Die kulturellen Auswirkungen der Dorischen Wanderung in ganz Griechenland schuf die großartige homerisch-archaische Kultur zwischen dem 10. und dem 6. Jahrhundert v. Chr., die man vor allem durch ihre bildende Kunst kennt, zu der aber Homer selbst als Dichter und Rezitator gehört, von den Inhalten seiner Dichtungen, die meist aus dem 2. Jahrtausend v. Chr. stammen, abgesehen. Weiter gehören dazu jene großen unge­schriebenen Dichter Terpander, Tyrtaios, Alkman, Alkaios, Sappho, Kleoboulos, Solon, Epimenides samt ihrer Kunst zu sprechen und uns nur durch geringe Fragmente ihrer Dichtungen bekannt, die ihre überragende dichterische Größe und ihren Reichtum aber ahnen lassen.

Gewiß stand die mykenische Kultur erst in den Anfängen des Schriftgebrauchs, so mag man glauben, daß sie den kraftvollen dorischen Analphabeten deshalb erlag, weil diese sie bereits im frühen Keim zerschlugen. Gewiß würde die heutige hyper­trophische Kultur des Intellekts jedem direkten Ansturm auch der intelligentesten Analphabeten mühelos standhalten.
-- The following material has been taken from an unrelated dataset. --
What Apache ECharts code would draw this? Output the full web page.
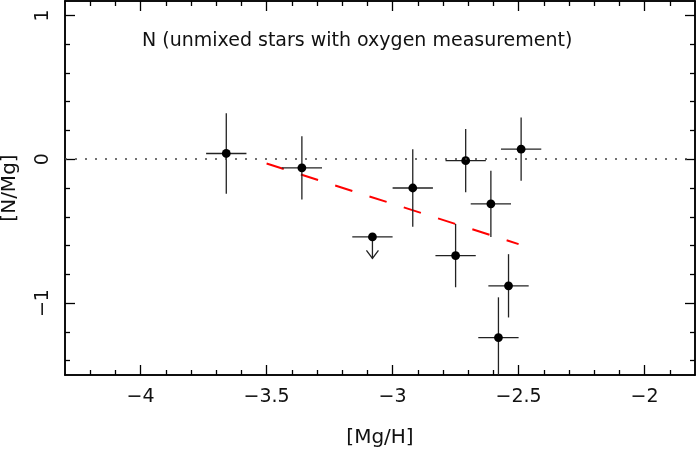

Doch darauf kommt es nicht an.

Das Exempel der Dorischen Wanderung demonstriert vielmehr, daß eine ganze Volksmenge von einer Kulturgesinnung ergriffen werden kann, die die gesprochene Sprache und Erziehung durch Dichtung allen materiellen Vorteilen entschlossen vorzieht und die Konsequenzen für das eigene Leben und Schicksal ohne Seufzen auf sich nimmt.